5 Palena and Palena Cafe ★★★½
3529 Connecticut Ave., NW | 202-537-9250
Cuisine: Franco-Italian dishes both rustic and refined—expert terrines and pâtés, soups of subtle complexity, ethereal pastas—from chef/owner Frank Ruta, a hard-working throwback who shuns publicity, never works the room, and is content to sequester himself in his subterranean kitchen perfecting his compositions. The cafe menu served out front is simpler but no less rewarding.
Mood: The 30-seat cafe has a festive air—you can come dolled up or in jeans and shirttails. The dining room in the back has the feel of a relic—dark, serious, and formal.
Best for: Serious foodies. All food lovers will rejoice in the excellence of Ruta’s cooking, but those who can suss out the nuances of his complex, subtly seasoned dishes will find the greatest reward.
Best dishes: Truffled cheeseburger; roast half chicken subtly flavored with star anise; hand-rolled pastas; house-made pâtés and terrines; any of the extraordinary soups, including a spring consommé with morels, favas, and nettles and a fall consommé made from pheasant; wonderfully light gnocchi; ricotta pie; German apple cake.
Insider tips: You can eat exceptionally well and economically by arriving early and sitting up front—there are no reservations in the cafe—and ordering off both the front menu, where most dishes are around $11, and the dining-room menu, which is offered in three, four, and five courses.
Service: ••½
Open Monday through Saturday for dinner. Restaurant expensive, cafe moderate.
4 CityZen ★★★½
Mandarin Oriental, 1330 Maryland Ave., SW | 202-787-6006
Cuisine: Jaded foodies meet their match at this forward-thinking hotel restaurant, where astonishing discoveries (a slice of monkfish liver impersonating foie gras) and beguiling takes on regional American (an haute version of beef on weck) and classical French cooking are dreamed up daily by chef Eric Ziebold and executed by his well-drilled battalion of cooks.
Mood: The dining room, in the Mandarin Oriental hotel, looks like someone opened an opulent restaurant in the hallway of a palace. Soft lighting creates a sense of intimacy, and the servers—given to long disquisitions on cheese and elaborate explanations of appetizers—are adept at reading diners’ needs.
Best for: Palates looking for the excitement—and shock—of the new.
Best dishes: The menu changes frequently (too frequently—stellar dishes are typically retired and never brought back), but Ziebold, raised in Iowa and trained at the French Laundry in California, excels with preparations of beef, game, and pork. Soups are superb, as are his signature miniature Parker House rolls presented in a hand-stained wooden box. Desserts are precise and light, and the well-kept cheeses make a fine finish, too.

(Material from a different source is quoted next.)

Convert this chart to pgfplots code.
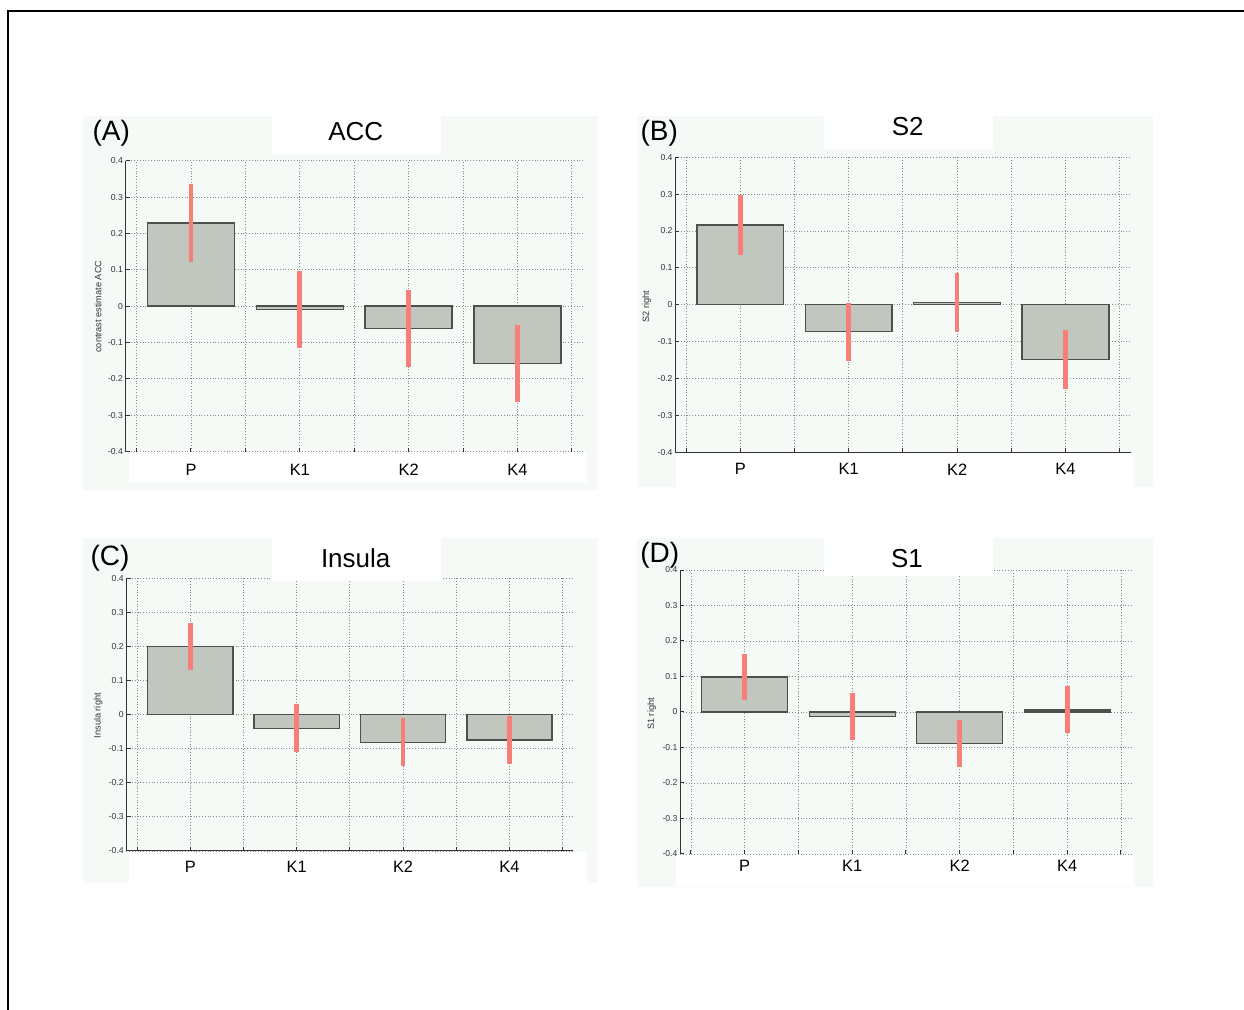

Insider tips: Eating a two-hour dinner while you're perched on a stool might not sound like a great night out, but Ziebold’s $50 three-course tasting menu at the bar is a steal.
Service: •••½
Open Tuesday through Saturday for dinner. Very expensive.
3 Minibar ★★★★
405 Eighth St., NW (Café Atlántico) | 202-393-0812
Cuisine: Some of the nation’s most visionary and rewarding cooking can be found at culinary whiz José Andrés’s restaurant/laboratory, where three chefs concoct 30 or so lilliputian courses—from the amusingly ridiculous (a compressed square of popcorn deep-frozen in liquid nitrogen that lets you blow “smoke” out your nose dragon style) to the sublime (custard-filled brioche bun with caviar).
Mood: Dining at the six-seat restaurant on the second floor of Café Atlántico is akin to eating at a sushi bar—diners sit on stools and watch as food is prepared. But here the morsels are presented with military precision, complete with instructions: “Eat this in one bite.”
Best for: Culinary adventurers; food snobs; anyone willing to see dinner as the entertainment and not the fuel-up before the show.
Best dishes: The menu evolves constantly, but recent tastes included olive-oil bonbons that burst open on the tongue; “tumbleweed of beet”; cotton-candy-swathed eel; faux sun-dried tomatoes made with tomato juice; salmon-pineapple “ravioli” with crispy quinoa; roasted Asian baby corn with sweet-corn purée; Thai frozen yogurt with honey and crushed peanuts.
Insider tips: The reservations process seems designed to weed out all but the most persistent. You have to call at exactly 10 am one month in advance and be prepared to hit the redial button. Tuesdays, Wednesdays, and Thursdays are nominally easier gets than weekends, and there’s always the waiting list.
Service: •••
Open Tuesday through Saturday for dinner. Very expensive.